- **Material**:
** start **
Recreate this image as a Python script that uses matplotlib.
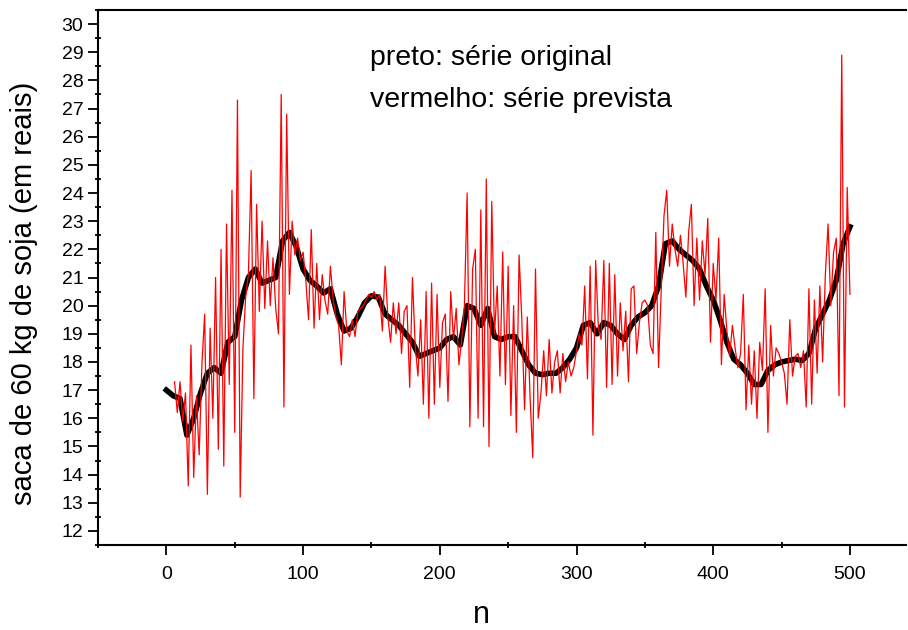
** end **
** start **
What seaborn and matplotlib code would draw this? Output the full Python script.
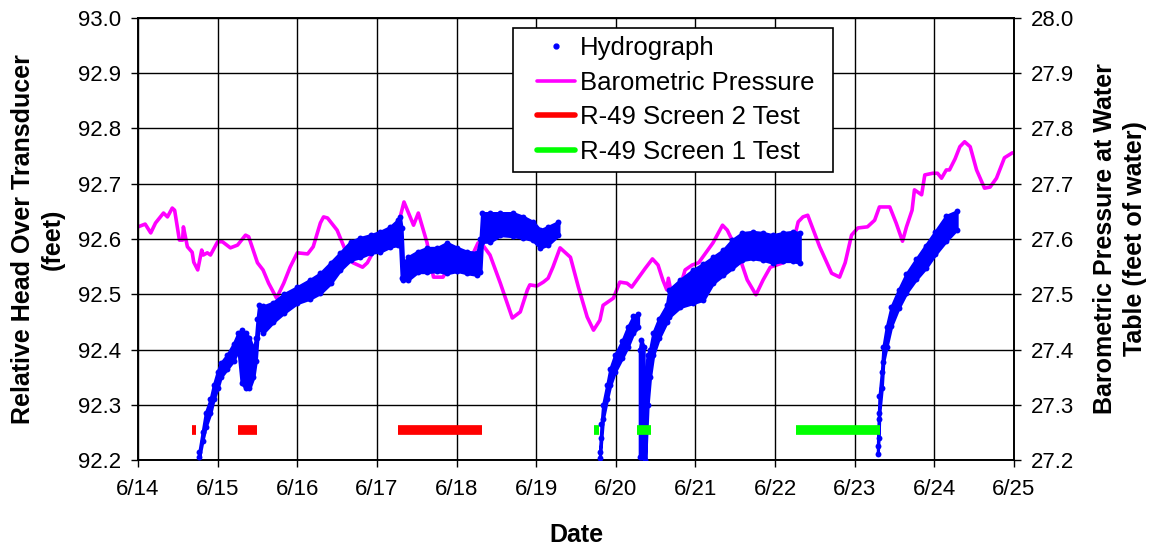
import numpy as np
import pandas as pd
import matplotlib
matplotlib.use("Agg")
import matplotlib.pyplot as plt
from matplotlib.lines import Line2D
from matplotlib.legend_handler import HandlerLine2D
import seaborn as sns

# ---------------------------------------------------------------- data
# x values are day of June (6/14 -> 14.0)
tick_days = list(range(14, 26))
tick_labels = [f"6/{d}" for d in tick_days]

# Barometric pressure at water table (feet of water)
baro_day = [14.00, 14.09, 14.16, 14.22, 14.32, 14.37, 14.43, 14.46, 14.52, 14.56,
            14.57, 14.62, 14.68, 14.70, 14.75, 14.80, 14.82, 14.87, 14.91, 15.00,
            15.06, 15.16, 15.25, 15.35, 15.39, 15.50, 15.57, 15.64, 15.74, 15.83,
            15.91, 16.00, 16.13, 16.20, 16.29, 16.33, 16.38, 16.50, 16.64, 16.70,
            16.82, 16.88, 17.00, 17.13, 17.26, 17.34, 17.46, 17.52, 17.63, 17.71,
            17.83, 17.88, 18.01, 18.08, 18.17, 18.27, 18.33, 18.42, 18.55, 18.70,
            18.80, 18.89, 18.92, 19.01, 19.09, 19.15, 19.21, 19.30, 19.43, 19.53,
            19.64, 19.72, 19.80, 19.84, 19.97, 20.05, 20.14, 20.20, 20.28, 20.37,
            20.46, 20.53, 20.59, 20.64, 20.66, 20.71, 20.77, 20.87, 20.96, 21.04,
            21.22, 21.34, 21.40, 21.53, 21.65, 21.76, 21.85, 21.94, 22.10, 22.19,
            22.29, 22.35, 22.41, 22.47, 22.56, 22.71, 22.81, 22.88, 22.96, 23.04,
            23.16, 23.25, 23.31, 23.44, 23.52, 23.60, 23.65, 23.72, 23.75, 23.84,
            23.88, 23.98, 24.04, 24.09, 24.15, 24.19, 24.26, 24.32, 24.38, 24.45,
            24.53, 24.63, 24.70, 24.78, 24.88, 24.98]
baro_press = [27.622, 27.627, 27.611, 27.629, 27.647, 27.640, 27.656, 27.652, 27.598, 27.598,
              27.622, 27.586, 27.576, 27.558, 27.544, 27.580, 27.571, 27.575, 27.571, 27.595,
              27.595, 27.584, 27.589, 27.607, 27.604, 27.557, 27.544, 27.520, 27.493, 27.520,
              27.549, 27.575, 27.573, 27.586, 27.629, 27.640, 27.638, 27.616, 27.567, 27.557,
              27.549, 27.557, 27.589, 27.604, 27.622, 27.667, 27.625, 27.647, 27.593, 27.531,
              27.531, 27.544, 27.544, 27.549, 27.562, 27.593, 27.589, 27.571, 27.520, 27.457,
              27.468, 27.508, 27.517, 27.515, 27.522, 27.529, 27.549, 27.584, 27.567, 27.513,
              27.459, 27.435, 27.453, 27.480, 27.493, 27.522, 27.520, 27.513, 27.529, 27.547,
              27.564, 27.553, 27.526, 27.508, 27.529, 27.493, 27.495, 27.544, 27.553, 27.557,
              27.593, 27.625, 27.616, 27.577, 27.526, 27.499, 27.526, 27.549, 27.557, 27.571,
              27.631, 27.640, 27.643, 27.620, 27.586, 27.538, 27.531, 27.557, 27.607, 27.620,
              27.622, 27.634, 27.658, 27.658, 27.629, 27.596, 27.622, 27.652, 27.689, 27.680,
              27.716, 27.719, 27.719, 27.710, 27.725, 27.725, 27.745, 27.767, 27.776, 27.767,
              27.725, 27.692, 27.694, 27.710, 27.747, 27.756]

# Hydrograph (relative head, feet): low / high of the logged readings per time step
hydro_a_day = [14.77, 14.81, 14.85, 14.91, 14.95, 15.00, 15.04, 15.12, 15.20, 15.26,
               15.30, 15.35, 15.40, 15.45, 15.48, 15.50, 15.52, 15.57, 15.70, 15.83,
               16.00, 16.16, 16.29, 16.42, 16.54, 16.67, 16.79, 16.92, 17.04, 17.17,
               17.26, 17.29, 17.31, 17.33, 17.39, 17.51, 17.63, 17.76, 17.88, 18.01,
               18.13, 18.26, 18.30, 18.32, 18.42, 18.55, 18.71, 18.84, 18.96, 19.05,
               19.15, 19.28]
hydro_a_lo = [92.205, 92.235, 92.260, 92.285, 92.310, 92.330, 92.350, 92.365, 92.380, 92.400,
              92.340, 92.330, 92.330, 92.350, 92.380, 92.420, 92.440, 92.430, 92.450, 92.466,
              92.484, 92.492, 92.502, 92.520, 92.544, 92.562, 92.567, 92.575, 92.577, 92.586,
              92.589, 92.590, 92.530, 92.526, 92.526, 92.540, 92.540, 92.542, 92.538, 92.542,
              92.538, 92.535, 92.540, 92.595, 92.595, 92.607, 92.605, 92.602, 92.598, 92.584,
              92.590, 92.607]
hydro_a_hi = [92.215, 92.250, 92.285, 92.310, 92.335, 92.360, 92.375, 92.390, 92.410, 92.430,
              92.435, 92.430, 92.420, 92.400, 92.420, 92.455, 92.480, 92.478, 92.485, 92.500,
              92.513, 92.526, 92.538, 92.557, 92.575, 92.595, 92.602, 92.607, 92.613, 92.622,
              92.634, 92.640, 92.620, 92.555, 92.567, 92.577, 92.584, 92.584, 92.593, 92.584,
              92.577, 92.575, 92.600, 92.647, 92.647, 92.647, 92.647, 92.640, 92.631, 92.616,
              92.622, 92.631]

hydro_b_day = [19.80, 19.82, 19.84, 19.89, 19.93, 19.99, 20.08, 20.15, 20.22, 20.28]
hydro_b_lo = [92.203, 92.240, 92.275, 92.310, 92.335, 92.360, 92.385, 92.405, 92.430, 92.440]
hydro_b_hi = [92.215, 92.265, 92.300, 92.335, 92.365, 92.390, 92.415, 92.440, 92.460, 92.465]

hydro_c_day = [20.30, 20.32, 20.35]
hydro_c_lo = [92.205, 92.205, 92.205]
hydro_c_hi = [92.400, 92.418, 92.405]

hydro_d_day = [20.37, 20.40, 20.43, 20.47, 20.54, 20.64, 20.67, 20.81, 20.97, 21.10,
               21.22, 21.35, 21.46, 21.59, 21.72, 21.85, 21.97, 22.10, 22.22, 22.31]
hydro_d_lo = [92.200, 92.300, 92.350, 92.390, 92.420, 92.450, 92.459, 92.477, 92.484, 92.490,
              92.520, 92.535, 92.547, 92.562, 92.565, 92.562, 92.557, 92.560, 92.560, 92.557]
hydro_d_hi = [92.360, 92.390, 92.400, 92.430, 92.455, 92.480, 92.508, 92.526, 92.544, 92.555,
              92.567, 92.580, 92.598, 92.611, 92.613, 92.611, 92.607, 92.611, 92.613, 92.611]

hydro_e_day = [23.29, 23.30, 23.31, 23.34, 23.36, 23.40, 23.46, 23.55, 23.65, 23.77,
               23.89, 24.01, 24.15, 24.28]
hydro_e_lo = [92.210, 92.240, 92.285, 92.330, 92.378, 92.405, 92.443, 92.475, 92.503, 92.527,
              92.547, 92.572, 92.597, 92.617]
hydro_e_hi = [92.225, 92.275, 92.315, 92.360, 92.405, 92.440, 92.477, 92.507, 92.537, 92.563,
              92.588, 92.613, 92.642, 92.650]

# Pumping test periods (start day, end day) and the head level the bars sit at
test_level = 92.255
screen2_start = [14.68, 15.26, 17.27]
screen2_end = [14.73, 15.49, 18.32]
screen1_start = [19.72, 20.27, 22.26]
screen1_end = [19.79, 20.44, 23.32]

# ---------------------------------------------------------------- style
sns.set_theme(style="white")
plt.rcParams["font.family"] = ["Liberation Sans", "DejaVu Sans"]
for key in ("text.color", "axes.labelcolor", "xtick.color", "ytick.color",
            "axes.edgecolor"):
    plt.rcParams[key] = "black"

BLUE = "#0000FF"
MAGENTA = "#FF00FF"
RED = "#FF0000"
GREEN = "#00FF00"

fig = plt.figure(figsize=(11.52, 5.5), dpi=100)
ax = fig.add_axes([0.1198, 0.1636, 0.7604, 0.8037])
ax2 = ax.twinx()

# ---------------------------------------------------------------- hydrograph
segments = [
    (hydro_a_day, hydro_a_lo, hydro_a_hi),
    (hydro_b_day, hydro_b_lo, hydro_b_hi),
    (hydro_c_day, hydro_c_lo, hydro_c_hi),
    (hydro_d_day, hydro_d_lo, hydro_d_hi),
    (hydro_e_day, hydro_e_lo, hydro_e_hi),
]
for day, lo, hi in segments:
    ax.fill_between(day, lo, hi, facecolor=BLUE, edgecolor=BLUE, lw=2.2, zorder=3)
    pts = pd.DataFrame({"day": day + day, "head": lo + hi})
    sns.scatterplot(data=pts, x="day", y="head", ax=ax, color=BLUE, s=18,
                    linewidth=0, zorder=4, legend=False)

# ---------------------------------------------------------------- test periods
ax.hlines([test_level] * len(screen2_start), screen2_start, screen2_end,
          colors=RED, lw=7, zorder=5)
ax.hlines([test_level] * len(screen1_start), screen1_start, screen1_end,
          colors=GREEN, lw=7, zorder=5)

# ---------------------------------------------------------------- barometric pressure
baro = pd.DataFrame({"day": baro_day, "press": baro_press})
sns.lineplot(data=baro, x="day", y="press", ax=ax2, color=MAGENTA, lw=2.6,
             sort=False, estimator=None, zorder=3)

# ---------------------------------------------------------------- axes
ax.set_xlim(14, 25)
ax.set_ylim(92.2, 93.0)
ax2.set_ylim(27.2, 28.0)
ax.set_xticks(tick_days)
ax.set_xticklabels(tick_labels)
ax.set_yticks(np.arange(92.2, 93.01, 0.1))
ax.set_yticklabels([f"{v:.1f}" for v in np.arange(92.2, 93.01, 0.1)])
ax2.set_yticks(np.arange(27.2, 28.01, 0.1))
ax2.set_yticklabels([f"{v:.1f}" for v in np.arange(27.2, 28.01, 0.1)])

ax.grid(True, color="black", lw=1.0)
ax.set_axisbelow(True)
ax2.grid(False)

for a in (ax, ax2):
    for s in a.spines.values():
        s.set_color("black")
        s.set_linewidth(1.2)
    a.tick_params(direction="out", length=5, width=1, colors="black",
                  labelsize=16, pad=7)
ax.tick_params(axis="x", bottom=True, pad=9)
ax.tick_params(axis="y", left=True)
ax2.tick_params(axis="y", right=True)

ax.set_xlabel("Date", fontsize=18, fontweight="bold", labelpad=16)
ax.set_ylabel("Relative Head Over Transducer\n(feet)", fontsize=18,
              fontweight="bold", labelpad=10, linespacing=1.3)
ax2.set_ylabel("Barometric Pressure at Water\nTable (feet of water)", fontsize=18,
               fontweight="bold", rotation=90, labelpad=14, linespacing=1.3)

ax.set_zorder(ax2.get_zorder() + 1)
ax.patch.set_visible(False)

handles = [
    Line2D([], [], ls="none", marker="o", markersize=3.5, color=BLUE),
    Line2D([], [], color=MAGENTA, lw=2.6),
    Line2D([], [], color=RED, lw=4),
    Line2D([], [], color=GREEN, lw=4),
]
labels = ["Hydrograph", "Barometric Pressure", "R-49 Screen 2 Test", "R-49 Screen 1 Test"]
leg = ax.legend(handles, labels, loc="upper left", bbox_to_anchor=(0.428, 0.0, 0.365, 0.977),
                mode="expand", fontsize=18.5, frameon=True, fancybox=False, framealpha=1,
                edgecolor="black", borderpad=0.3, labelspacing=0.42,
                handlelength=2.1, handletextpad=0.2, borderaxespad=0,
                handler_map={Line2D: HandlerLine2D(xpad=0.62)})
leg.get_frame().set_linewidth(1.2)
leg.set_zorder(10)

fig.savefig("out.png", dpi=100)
** end **
- **What is being asked**:
Print the line above containing "What seaborn and", the line containing "d in tick_days]", and everything between them, exactly as written. Pictures stay out.

- **Final answer**:
What seaborn and matplotlib code would draw this? Output the full Python script.
import numpy as np
import pandas as pd
import matplotlib
matplotlib.use("Agg")
import matplotlib.pyplot as plt
from matplotlib.lines import Line2D
from matplotlib.legend_handler import HandlerLine2D
import seaborn as sns

# ---------------------------------------------------------------- data
# x values are day of June (6/14 -> 14.0)
tick_days = list(range(14, 26))
tick_labels = [f"6/{d}" for d in tick_days]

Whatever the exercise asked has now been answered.